Capitole envahi: L’Afrique ironise aux dépens d’une Amérique donneuse de leçons

Capitole envahi

L’homme coiffé d’une toque de fourrure serait-il en fait un chasseur sahélien? Les Casques bleus doivent-ils intervenir à Washington? L’invasion du Capitole par des manifestants pro-Trump mercredi suscite l’ironie à travers l’Afrique, habituée à recevoir les leçons américaines en matière de démocratie.

Au Mali, le secrétaire général d’un groupe armé, Fahad Ag Almahmoud, a solennellement « condamné » sur Twitter la présence de chasseurs traditionnels dans le Capitole envahi jeudi soir.

Présents au Sahel et parfois accusés d’exactions, les « dozos » sont habillés d’une tenue marron et ornés de gri-gri: il n’en fallait pas plus pour que l’homme à la longue toque de fourrure et au torse nu, qui a fièrement posé devant les caméras dans le Capitole envahi, en devienne un pour des internautes.

« Nos cousins les dozos américains ne sont pas restés en marge de ce fait historique », se félicite ironiquement un internaute burkinabè avec une photo de l’individu toqué.

Sur le continent africain, secoué l’an dernier par une vague de crises, du putsch au Mali aux soubresauts en Centrafrique en passant par des crises électorales en Guinée Bissau, en Guinée ou encore en Côte d’Ivoire, on ne se prive pas du plaisir de se moquer du spectacle offert par les Etats-Unis.

« Ce qui s’est passé au Capitole démontre que les Américains reconnaissent enfin la valeur de l’Afrique et copient ses pratiques post-élection », plaisante un twittos malgache.

– « Donneurs de leçons » –

« J’imagine les titres à la Une de RFI, France 24, CNN (…) si ce scénario était en Afrique ou en RDC », commente Gastonfils Lonzo sur Twitter, estimant que « les donneurs de leçon enverraient déjà des enquêteurs ».

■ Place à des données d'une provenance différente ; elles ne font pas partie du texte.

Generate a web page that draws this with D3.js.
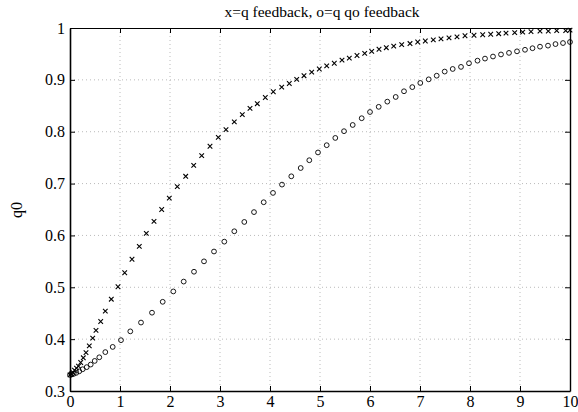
<!DOCTYPE html>
<html><head><meta charset="utf-8">
<script src="https://cdn.jsdelivr.net/npm/d3@7"></script>
<style>
html,body{margin:0;padding:0;background:#fff;}
text{font-family:"Liberation Serif","Times New Roman",serif;fill:#000;}
</style></head>
<body>
<svg id="c" width="578" height="412"></svg>
<script>
// ---- data ----
const titleText = "x=q feedback, o=q qo feedback";
const yLabelText = "q0";
const xTicks = [0,1,2,3,4,5,6,7,8,9,10];
const yTicks = [0.3,0.4,0.5,0.6,0.7,0.8,0.9,1];
const yTickLabels = ["0.3","0.4","0.5","0.6","0.7","0.8","0.9","1"];

// series "x" : q feedback
const xSeriesT = [0,0.03,0.056,0.09,0.13,0.17,0.214,0.266,0.32,0.386,0.454,0.52,0.614,0.706,0.826,0.96,
  1.094,1.24,1.386,1.526,1.68,1.834,1.986,2.146,2.314,2.474,2.634,2.8,2.966,3.12,3.286,3.446,3.6,3.746,3.906,4.066,
  4.234,4.386,4.534,4.68,4.834,4.986,5.134,5.286,5.44,5.586,5.74,5.894,6.034,6.18,6.326,6.474,6.634,6.8,6.954,7.106,
  7.266,7.42,7.58,7.74,7.9,8.08,8.254,8.414,8.574,8.72,8.894,9.054,9.22,9.4,9.566,9.734,9.914,10];
const xSeriesV = [0.331,0.333,0.336,0.340,0.344,0.348,0.355,0.364,0.374,0.387,0.402,0.417,0.434,0.454,0.477,0.501,
  0.528,0.554,0.579,0.604,0.627,0.650,0.672,0.694,0.714,0.735,0.754,0.772,0.789,0.804,0.819,0.833,0.845,0.854,0.866,0.877,
  0.886,0.893,0.901,0.908,0.915,0.921,0.927,0.932,0.938,0.942,0.947,0.951,0.955,0.959,0.962,0.965,0.968,0.970,0.973,0.975,
  0.977,0.979,0.981,0.983,0.985,0.986,0.987,0.988,0.989,0.990,0.991,0.992,0.993,0.994,0.994,0.995,0.995,0.996];

// series "o" : q qo feedback
const oSeriesT = [0,0.034,0.074,0.126,0.186,0.254,0.334,0.414,0.494,0.586,0.706,0.854,1.02,1.206,1.42,1.64,1.854,2.066,2.274,2.48,
  2.68,2.88,3.086,3.286,3.486,3.68,3.874,4.06,4.24,4.426,4.614,4.786,4.96,5.134,5.306,5.48,5.654,5.834,6.0,6.174,
  6.346,6.514,6.68,6.846,7.006,7.174,7.334,7.494,7.654,7.82,7.98,8.15,8.3,8.46,8.62,8.78,8.94,9.1,9.25,9.4,9.56,9.71,9.86,10];
const oSeriesV = [0.331,0.332,0.333,0.335,0.338,0.342,0.346,0.351,0.358,0.365,0.375,0.385,0.398,0.415,0.432,0.451,0.472,0.492,0.511,0.530,
  0.550,0.569,0.588,0.608,0.626,0.645,0.664,0.682,0.698,0.714,0.730,0.745,0.760,0.774,0.788,0.801,0.813,0.826,0.838,0.848,
  0.858,0.867,0.878,0.886,0.894,0.901,0.908,0.916,0.921,0.925,0.932,0.937,0.941,0.945,0.949,0.952,0.955,0.958,0.961,0.964,0.966,0.969,0.971,0.973];

// ---- layout ----
const L = 70, R = 570, T = 28, B = 391;
const svg = d3.select("#c");
svg.append("rect").attr("width",578).attr("height",412).attr("fill","#fff");

const x = d3.scaleLinear().domain([0,10]).range([L,R]);
const y = d3.scaleLinear().domain([0.3,1]).range([B,T]);

// grid
const grid = svg.append("g").attr("stroke","#aaa").attr("stroke-width",0.8).attr("stroke-dasharray","1,3");
grid.selectAll("line.gx").data(xTicks.slice(1,-1)).enter().append("line")
  .attr("x1",d=>x(d)).attr("x2",d=>x(d)).attr("y1",T).attr("y2",B);
grid.selectAll("line.gy").data(yTicks.slice(1,-1)).enter().append("line")
  .attr("y1",d=>y(d)).attr("y2",d=>y(d)).attr("x1",L).attr("x2",R);

// axes
const fmtY = d=>yTickLabels[yTicks.indexOf(d)];
const axB = d3.axisBottom(x).tickValues(xTicks).tickSizeInner(-5).tickSizeOuter(0).tickPadding(5).tickFormat(d3.format("d"));
const axT = d3.axisTop(x).tickValues(xTicks).tickSizeInner(-5).tickSizeOuter(0).tickFormat("");
const axL = d3.axisLeft(y).tickValues(yTicks).tickSizeInner(-5).tickSizeOuter(0).tickPadding(5).tickFormat(fmtY);
const axR = d3.axisRight(y).tickValues(yTicks).tickSizeInner(-5).tickSizeOuter(0).tickFormat("");

function style(w){
  return g=>{
    g.selectAll("path").attr("stroke","#000").attr("stroke-width",w);
    g.selectAll("line").attr("stroke","#000").attr("stroke-width",1);
    g.selectAll("text").attr("font-family","Liberation Serif, serif").attr("font-size",16).attr("fill","#000");
  };
}
svg.append("g").attr("transform",`translate(0,${B})`).call(axB).call(style(1.6));
svg.append("g").attr("transform",`translate(0,${T})`).call(axT).call(style(1));
svg.append("g").attr("transform",`translate(${L},0)`).call(axL).call(style(1.6));
svg.append("g").attr("transform",`translate(${R},0)`).call(axR).call(style(1.4));

// markers
const xData = xSeriesT.map((t,i)=>({t, v:xSeriesV[i]}));
const oData = oSeriesT.map((t,i)=>({t, v:oSeriesV[i]}));

svg.append("g").selectAll("circle").data(oData).enter().append("circle")
  .attr("cx",d=>x(d.t)).attr("cy",d=>y(d.v)).attr("r",2.4)
  .attr("fill","none").attr("stroke","#000").attr("stroke-width",0.9);

const s = 2.3;
svg.append("g").selectAll("path").data(xData).enter().append("path")
  .attr("d",d=>{const cx=x(d.t), cy=y(d.v);
    return `M${cx-s},${cy-s}L${cx+s},${cy+s}M${cx-s},${cy+s}L${cx+s},${cy-s}`;})
  .attr("fill","none").attr("stroke","#000").attr("stroke-width",1.1);

// title & label
svg.append("text").attr("x",322).attr("y",17).attr("text-anchor","middle")
  .attr("font-size",15.5).text(titleText);
svg.append("text").attr("transform","translate(22,210) rotate(-90)").attr("text-anchor","middle")
  .attr("font-size",16).text(yLabelText);
</script>
</body></html>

« On doit arrêter de dire qu’il n’y a que des Africains qui ne veulent pas de la démocratie. On a la preuve que le refus de quitter le pouvoir après une défaite électorale n’est pas l’apanage des seuls Africains », a déclaré à l’AFP Bienvenu Matumo, du mouvement citoyen Lutte pour le changement (Lucha).

« Ce qui s’est passé nous rappelle que la nature humaine, peu importe la couleur ou les origines, a besoin de garde-fous: éducation, institutions fortes, leadership responsable, pour contenir ses instincts primaires »,complète Floribert Anzuluni, le coordinateur d’une autre association, Filimbi.

Dans son éditorial sur le site du magazine Jeune Afrique, le dessinateur franco-burkinabè Damien Glez compare Donald Trump à l’ancien despote gambien Yahya Jammeh, qui avait refusé de quitter le pouvoir quand il avait perdu la présidentielle de 2017.

Alors que le président sortant américain avait traité durant son mandat les pays africains de « pays de merde », une sortie tristement restée dans les mémoires, le dessinateur lâche: « On ressemble souvent à ceux que l’on snobe ».

A la différence de certains leaders européens qui ont vite condamné la scène historique du Capitole, les chefs d’Etat du continent africain ne se sont pas pressés pour réagir.

– Envoi de Casques bleus –

Seul Emmerson Mnangagwa, président du Zimbabwe, l’a fait sur Twitter, profitant de l’occasion pour demander la levée des sanctions américaines sur son pays: « Les événements d’hier ont montré que les États-Unis n’ont pas le droit moral de punir une autre nation sous prétexte de défendre la démocratie. »

Les Etats-Unis maintiennent depuis près de vingt ans des sanctions contre quelque 100 personnes et entités juridiques zimbabwéennes, dont l’actuel président, en réponse à la répression sanglante infligée aux opposants.

Dans une déclaration laconique mais non dénuée d’ironie, le porte-parole du président nigérian Muhammadu Buhari, Bashir Ahmad, s’est lui interrogé, toujours sur Twitter: « la Beauté de la démocratie? »

Certains internautes appellent l’Union africaine à réagir, « comme l’ONU réagit » aux troubles dans des pays africains.

« Il est temps que l’UA envoie des Casques bleus pour protéger les citoyens américains », pense un internaute rwandais.

Dans le quotidien guinéen Le Djely, le journaliste Boubacar Sanso Barry tranche: « On devrait rompre avec tous ces jugements hâtifs et quelque peu racistes » sur l’Afrique.